Experts and environmentalists have urged people to switch from fossil fuels to clean (renewable) energy in order to combat the threat of climate change, which is wreaking havoc on Nigeria and the rest of the world.
Mr. Idris Ibrahim, a representative of the Bank of Industry’s Renewable Energy Department, said on Wednesday at a program to mark World Emission Day, 2022, organized by the Dawn Project Initiative in Lagos, that the BoI would continue to encourage people to invest in an alternative source of energy through its funding.
“The Bank of Industry has weekly televised programmes on the Nigerian Television Authority and selected stations that air what the Bank of Industry is doing and how people can benefit from our services,” he explained.
“The bank engages in a lot of engagement with stakeholders and customer forums, just to sensitize people about how they can participate in what the bank is offering.”
“In terms of renewable energy, the bank offers 9% on loans collected annually, but many people are unaware because they do not participate in these forums.” We want to encourage as many people as possible to come out and participate in order to help the industry and alternative sustainable energy sources.”
The combustion of fossil fuels such as gasoline, kerosene, diesel, and coal has contributed to global warming, prompting experts to recommend that people switch to clean energy sources such as solar, hydropower, and wind.
Desmond Majekodunmi, Chairman of the Lekki State Urban Forest and Animal Shelter Initiative, also urged Nigerians to stop environmental pollution.
He stated that the world only had about 12 years to save the planet from the effects of climate change before they become irreversible.
“More than ever before, it has become a necessity for us, especially as Nigerians, to start taking our environment seriously and caring for it,” he said.

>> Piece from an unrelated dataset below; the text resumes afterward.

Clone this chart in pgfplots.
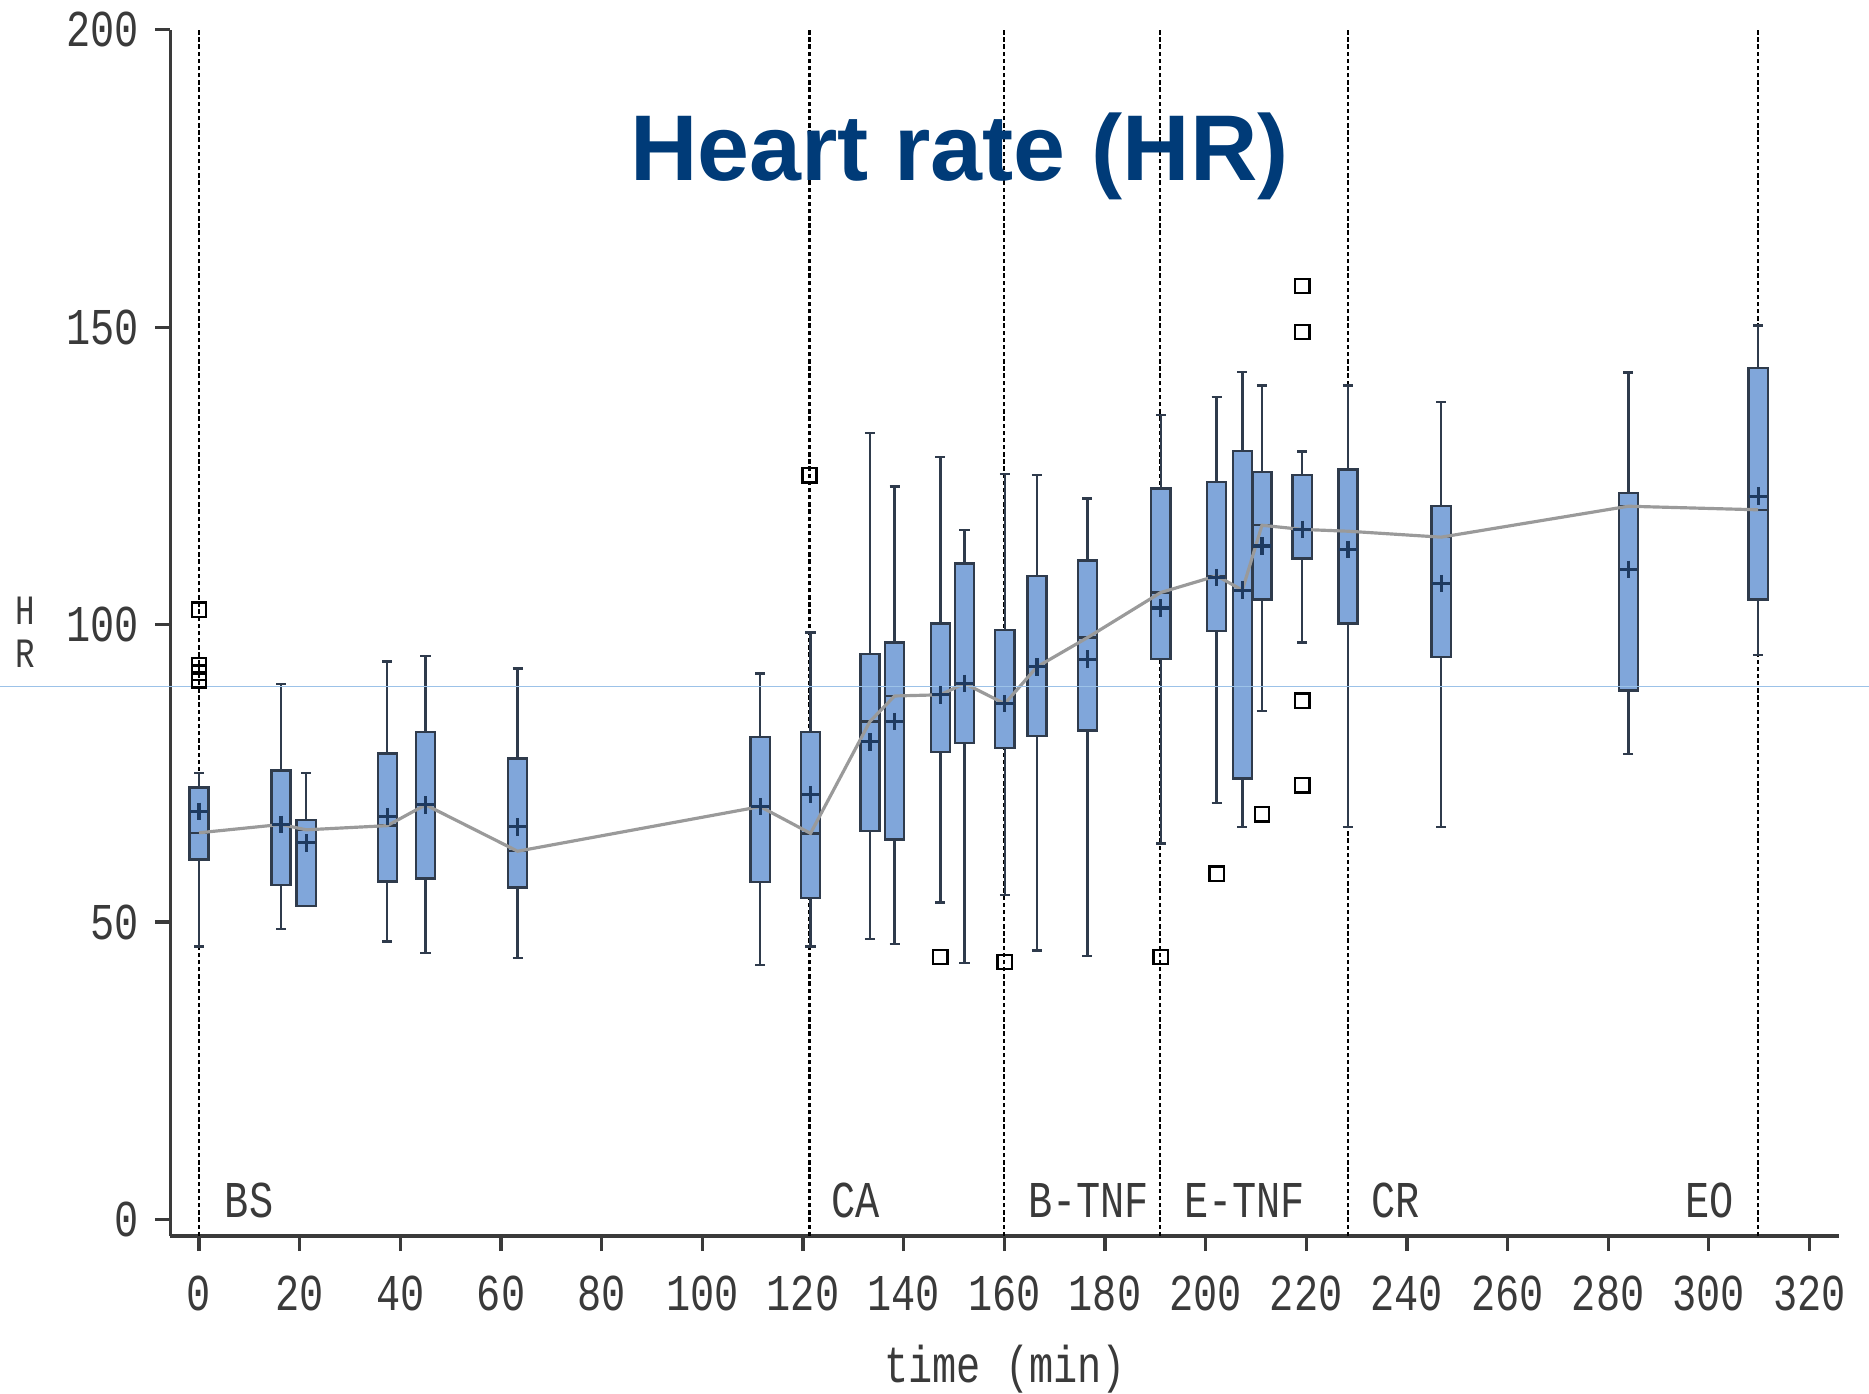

An estimated three to five million people die each year as a result of waste and pollution in the air and water we breathe.
“Nigerians have a tendency to take issues lightly, but this is no laughing matter.” We cannot continue to live as if everything is fine when the environment we live in is deteriorating right in front of our eyes, from the top down.
“We must immediately halt pollution.” We have between eight and twelve years as humans to make the necessary changes to our environment before the damage becomes irreversible. They say that prevention is better than cure; we can’t keep destroying our home and smile.”
Majekodunmi, a founding partner of the Dawn Project Initiative, added that the government’s irresponsibility in decision-making had also contributed negatively to environmental damage in Nigeria.
Dr. Adebola Odunsi, Senior Special Assistant to the General Manager, Lagos State Environmental Protection Agency, said awareness about climate change and its effects would require a collaborative effort from both the government and private individuals, adding that he was happily talking to a calibre of people who could effect positive change.
He did, however, mention that the Lagos State Government had policies in place to facilitate free information distribution and to encourage as much innovation as possible in the space.
“Lagos State is willing to collaborate with institutions, academia, international bodies, and schools to spread the message of climate change and instill this consciousness in the younger generation,” he stated.
“The Ministry of Environment has a program called the Environmental Bees Project, which is a school-based extracurricular activity in which students are encouraged to participate.” It teaches them the fundamentals of environmental protection practices from the ground up, which they will then pass on to their communities and families, promoting the sustainable and equitable use of our environment.”